At the fevered height of last year’s health care debate, Sarah Palin warned of “death panels” and other alarmists said the bill would lead to rationing. Misrepresentations and red herrings dominated the headlines while Americans such as Eileen Prendergast — a constituent in my eastern Connecticut Congressional district — were left to wonder whether long-standing problems would ever be addressed.

Three years after she was diagnosed with Lou Gehrig’s disease, Prendergast, 68, was told that Medicare would no longer cover the home health care that she needed. Her Medicare Advantage plan and home health agency said that she was “stable in her disease state” and that because her condition would not improve, she was not eligible for skilled care.

At that point, Prendergast could no longer get in her wheelchair on her own. She was losing the use of her arms and hands and had also been diagnosed with diabetes.

Prendergast’s underlying condition was incurable, and her health would never fully improve. However, contrary to years of Medicare practice, the possibility of improvement is not a requirement for skilled care. Just as the hyperbole of health care reform infected our national lexicon, over the course of time, the urban myth of an improvement standard has wrongfully emerged as standard practice for health care agencies and the federal bodies that govern them.

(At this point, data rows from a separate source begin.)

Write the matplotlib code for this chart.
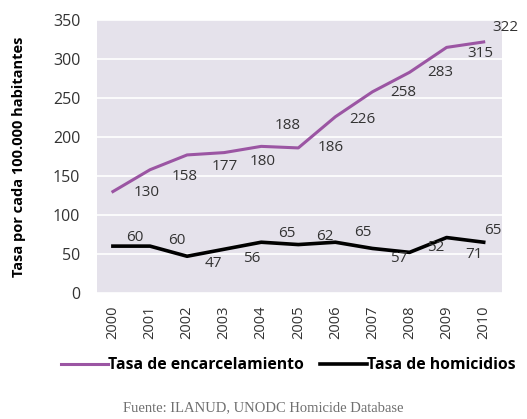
import matplotlib.pyplot as plt

years = ['2000', '2001', '2002', '2003', '2004', '2005', '2006', '2007', '2008', '2009', '2010']
encarcelamiento = [130, 158, 177, 180, 188, 186, 226, 258, 283, 315, 322]
homicidios = [60, 60, 47, 56, 65, 62, 65, 57, 52, 71, 65]

# desplazamiento de las etiquetas (pixeles) respecto a cada punto
off_enc = [(34, -1), (35, -7), (38, -12), (39, -9), (26, 21), (32, 0),
           (27, -3), (31, -1), (31, 0), (34, -6), (22, 14)]
off_hom = [(22, 9), (27, 6), (26, -7), (28, -9), (26, 9), (27, 8),
           (27, 10), (26, -10), (26, 5), (27, -17), (9, 12)]

purple = '#9b55a3'
plt.rcParams['font.family'] = ['Open Sans', 'DejaVu Sans']

fig, ax = plt.subplots(figsize=(5.27, 4.19), dpi=100)
fig.subplots_adjust(left=0.184, right=0.953, top=0.952, bottom=0.301)

x = list(range(len(years)))
ax.set_facecolor('#e5e2eb')
ax.plot(x, encarcelamiento, color=purple, lw=2.2, label='Tasa de encarcelamiento', zorder=3)
ax.plot(x, homicidios, color='black', lw=2.6, label='Tasa de homicidios', zorder=3)

for i, v in enumerate(encarcelamiento):
    ax.annotate(str(v), (x[i], v), xytext=off_enc[i], textcoords='offset pixels',
                ha='center', va='center', fontsize=11, color='#333333', zorder=4)
for i, v in enumerate(homicidios):
    ax.annotate(str(v), (x[i], v), xytext=off_hom[i], textcoords='offset pixels',
                ha='center', va='center', fontsize=11, color='#333333', zorder=4)

ax.set_xlim(-0.43, 10.5)
ax.set_ylim(0, 350)
ax.set_yticks(range(0, 351, 50))
ax.set_xticks(x)
ax.set_xticklabels(years, rotation=90, fontsize=10.5, color='#333333')
ax.tick_params(axis='y', length=0, pad=12, labelsize=11.5, labelcolor='#333333')
ax.tick_params(axis='x', length=0, pad=9)
ax.grid(axis='y', color='white', lw=1.2)
ax.set_axisbelow(True)
for s in ax.spines.values():
    s.set_visible(False)

ax.set_ylabel('Tasa por cada 100.000 habitantes', fontsize=10.5, fontweight='bold')
ax.yaxis.set_label_coords(-0.175, 0.5)

leg = fig.legend(loc='center', bbox_to_anchor=(0.547, 1 - 365 / 419), ncol=2, frameon=False,
                 handlelength=3.0, handletextpad=0.0, columnspacing=1.0,
                 prop={'weight': 'bold', 'size': 11.3})

fig.text(0.5, 1 - 408 / 419, 'Fuente: ILANUD, UNODC Homicide Database', ha='center', va='center',
         fontsize=10.5, color='#707070', family=['Liberation Serif', 'DejaVu Serif'])

fig.savefig('out.png', dpi=100)
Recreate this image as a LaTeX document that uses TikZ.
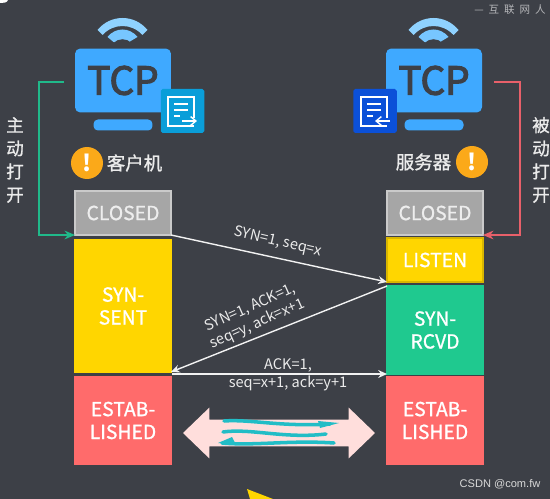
\documentclass[tikz,border=0pt]{standalone}
\usepackage{fontspec}
\setmainfont{Noto Sans CJK SC}
\newfontfamily\csdnfont{Liberation Sans}
\newfontfamily\tcpfont[FakeBold=3]{Noto Sans CJK SC}
\newfontfamily\boxfont[FakeBold=1]{Noto Sans CJK SC}
\usetikzlibrary{shapes.arrows,arrows.meta}
\definecolor{slate}{HTML}{3D4047}
\definecolor{tcpblue}{HTML}{3FA9FF}
\definecolor{wifisky}{HTML}{8FD2FF}
\definecolor{iconcyan}{HTML}{0A9ED9}
\definecolor{iconnavy}{HTML}{0B50D8}
\definecolor{warnorange}{HTML}{FBA919}
\definecolor{stgray}{HTML}{A6A6A6}
\definecolor{styellow}{HTML}{FFD600}
\definecolor{stgreen}{HTML}{1FC98F}
\definecolor{stred}{HTML}{FF6B6B}
\definecolor{openteal}{HTML}{20B98A}
\definecolor{openred}{HTML}{E8606A}
\definecolor{wavepink}{HTML}{FFDEDC}
\definecolor{waveteal}{HTML}{22BDC6}
\tikzset{
  wifiicon/.pic={
    \fill[wifisky] (-25,13) .. controls (-12,-3) and (12,-3) .. (25,13)
      -- (20,18) .. controls (9,6) and (-9,6) .. (-20,18) -- cycle;
    \fill[wifisky!70!tcpblue] (-15,20) .. controls (-7,10) and (7,10) .. (15,20)
      -- (0,29) -- (-9,25) -- cycle;
    \fill[slate] (-9,26) .. controls (-4,21) and (4,21) .. (9,26) -- (0,32) -- cycle;
  },
  docicon/.pic={
    \draw[white, line width=0.8pt] (13,19) -- (-13,19) -- (-13,-10) -- (13,-10) -- (13,12);
    \draw[white, line width=0.8pt] (-7,-3) -- (7,-3) (-7,3) -- (7,3) (-7,9) -- (-1,9);
  }
}
\begin{document}
\begin{tikzpicture}[x=0.02cm, y=-0.02cm,
  stbox/.style={draw, line width=0.6pt, minimum width=1.92cm, inner sep=0pt, outer sep=0pt,
    text=white, font=\fontsize{11}{13}\selectfont\boxfont, align=center},
  monitor/.style={fill=tcpblue, rounded corners=3pt, minimum width=1.92cm, minimum height=1.28cm,
    inner sep=0pt, text=slate, font=\fontsize{22}{24}\selectfont\tcpfont},
  stand/.style={fill=tcpblue, rounded corners=2.5pt, minimum width=1.18cm, minimum height=0.22cm, inner sep=0pt},
  iconbox/.style={rounded corners=1pt, minimum width=0.87cm, minimum height=0.88cm, inner sep=0pt},
  warn/.style={circle, fill=warnorange, minimum size=0.64cm, inner sep=0pt, text=white,
    font=\fontsize{13}{13}\selectfont\bfseries},
  role/.style={text=white!92!black, inner sep=0pt, font=\fontsize{10.5}{12}\selectfont\boxfont},
  opentxt/.style={text=white!92!black, inner sep=0pt, align=center, font=\fontsize{10}{13.2}\selectfont\boxfont},
  msg/.style={text=white!92!black, inner sep=0pt, align=center, font=\fontsize{8.3}{10}\selectfont},
  flow/.style={-{Stealth[length=5pt,width=4.5pt]}, white!95!black, line width=0.8pt},
  wave/.style={waveteal, line width=2pt, line cap=round}]
  \useasboundingbox (0,0) rectangle (550,499);
  \fill[slate] (0,0) rectangle (550,499);
  \fill[white] (0,0) -- (8,0) .. controls (7,3) and (3,3) .. (0,3) -- cycle;
  \fill[styellow] (247,489) -- (273,499) -- (250,499) -- cycle;
  % Client and server computers
  \pic at (122.5,17) {wifiicon};
  \pic at (433.5,17) {wifiicon};
  \node[monitor] (monL) at (123,80.5) {TCP};
  \node[monitor] (monR) at (434,80.5) {TCP};
  \node[stand] (standL) at (123,125) {};
  \node[stand] (standR) at (434,125) {};
  \node[iconbox, fill=iconcyan] (iconL) at (182.5,111) {};
  \node[iconbox, fill=iconnavy] (iconR) at (375,111) {};
  \pic at (181,107) {docicon};
  \pic at (374,107) {docicon};
  \draw[iconcyan, line width=3pt] (181,121) -- (198,121);
  \draw[iconnavy, line width=3pt] (374,121) -- (391,121);
  \draw[-{Straight Barb[length=3pt,width=5pt]}, white, line width=0.8pt] (182,121) -- (197,121);
  \draw[-{Straight Barb[length=3pt,width=5pt]}, white, line width=0.8pt] (390,121) -- (375,121);
  % Names under the computers
  \node[warn] (warnL) at (87,163) {!};
  \node[warn] (warnR) at (472,162) {!};
  \node[role] (nameL) at (134.5,163) {客户机};
  \node[role] (nameR) at (423.5,162) {服务器};
  % States of the client
  \node[stbox, draw=stgray!60!white, fill=stgray, text=white!93!black, minimum height=0.88cm] (closedL) at (123,213) {CLOSED};
  \node[stbox, draw=styellow, fill=styellow, minimum height=2.64cm] (sent) at (123,306) {SYN-\\SENT};
  \node[stbox, draw=stred, fill=stred, minimum height=1.74cm] (estabL) at (123,420.5) {ESTAB-\\LISHED};
  % States of the server
  \node[stbox, draw=stgray!60!white, fill=stgray, text=white!93!black, minimum height=0.88cm] (closedR) at (435,213) {CLOSED};
  \node[stbox, draw=styellow!85!black, fill=styellow, minimum height=0.88cm] (listen) at (435,260) {LISTEN};
  \node[stbox, draw=stgreen, fill=stgreen, minimum height=1.76cm] (rcvd) at (435,330) {SYN-\\RCVD};
  \node[stbox, draw=stred, fill=stred, minimum height=1.74cm] (estabR) at (435,420.5) {ESTAB-\\LISHED};
  % Open arrows
  \coordinate (startL) at (64,82);
  \coordinate (startR) at (494,82);
  \draw[-{Stealth[length=6pt,width=5pt]}, openteal, line width=0.8pt] (startL) -- (39,82) |- (closedL.south west);
  \draw[-{Stealth[length=6pt,width=5pt]}, openred, line width=0.8pt] (startR) -- (520,82) |- (closedR.south east);
  \node[opentxt] (activeTxt) at (15,160) {主\\动\\打\\开};
  \node[opentxt] (passiveTxt) at (541,160) {被\\动\\打\\开};
  % Handshake
  \draw[flow] (closedL.south east) -- (listen.south west);
  \draw[flow] (rcvd.north west) -- (sent.south east);
  \coordinate (ackStart) at (172,374);
  \coordinate (ackEnd) at (387,374);
  \draw[flow] (ackStart) -- (ackEnd);
  \node[msg, rotate=-13] (synTxt) at (278,242) {SYN=1, seq=x};
  \node[msg, rotate=24] (synackTxt) at (254,316) {SYN=1, ACK=1,\\seq=y, ack=x+1};
  \node[msg] (ackTxt) at (288,375) {ACK=1,\\seq=x+1, ack=y+1};
  % Data transfer
  \node[double arrow, fill=wavepink, minimum height=3.84cm, minimum width=1cm, inner xsep=0pt, inner ysep=0.26cm,
    double arrow head extend=0.24cm, double arrow tip angle=88, double arrow head indent=0cm] (data) at (279,433) {};
  \draw[wave] (224,421) .. controls (250,419) and (280,427) .. (330,424);
  \fill[waveteal] (318,421) -- (339,423) -- (320,428) -- cycle;
  \draw[wave] (223,432) .. controls (250,428) and (285,439) .. (326,434);
  \draw[wave] (222,443) .. controls (255,446) and (290,440) .. (334,443);
  \fill[waveteal] (218,443) -- (232,437) -- (236,445) -- cycle;
  % Marks in the corners
  \node[text=white!62!slate, inner sep=0pt, font=\fontsize{6}{7}\selectfont] (brand) at (510,10) {— \hspace{1.5pt}互\hspace{2.8pt}联\hspace{2.8pt}网\hspace{2.8pt}人};
  \node[text=white!85!black, inner sep=0pt, font=\fontsize{6.3}{7}\selectfont\csdnfont] (csdn) at (500,484) {CSDN @com.fw};
\end{tikzpicture}
\end{document}
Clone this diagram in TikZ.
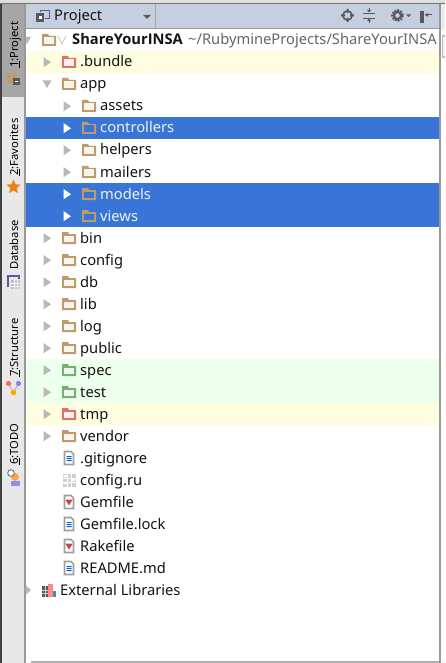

For too long, we have seen a standard with no basis in law — one that courts have rejected in two recent decisions — accepted as a barrier to care. The improvement standard is mentioned in neither the Medicare statute nor its implementing regulations. In fact, according to the Center for Medicare Advocacy, it comes from “references in some Medicare manual provisions, which have been refined, simplified, and emphasized in contractors’ internal guidelines over time.”

In other words, people with chronic conditions — Alzheimer’s disease, broken hips and multiple sclerosis — are being denied precisely the care that they need to avoid further deterioration. More disturbingly, they are being denied that vital care based on an incorrect application of the Medicare statute.

Earlier this year, I spearheaded an effort in the House to right this decades-old wrong. Seventeen of my House colleagues joined me in a letter to the Centers for Medicare and Medicaid Services urging the agency to correct the accepted but erroneous interpretation of the law. The CMS must ensure that all parties involved in Medicare decision-making are on the same page; the statutory standard for care is medical necessity, not improvement.

Today, 46 million older and disabled Americans are enrolled in Medicare, and 78 percent of them have at least one chronic condition. If we continue down this road, ignoring the crisis at hand, more Americans will suffer, more Americans will be denied the care they need and it will unnecessarily result in more institutionalized, expensive care.

Like the demagoguery of the health care debate, the Medicare improvement standard is a myth that evolved into reality. From a line in simplified Medicare manuals to an accepted policy, the improvement standard has hurt countless older and disabled Americans. Too many people such as Eileen Prendergast have suffered its consequences. The time for change is now.

Rep. Joe Courtney is a Democrat from Connecticut.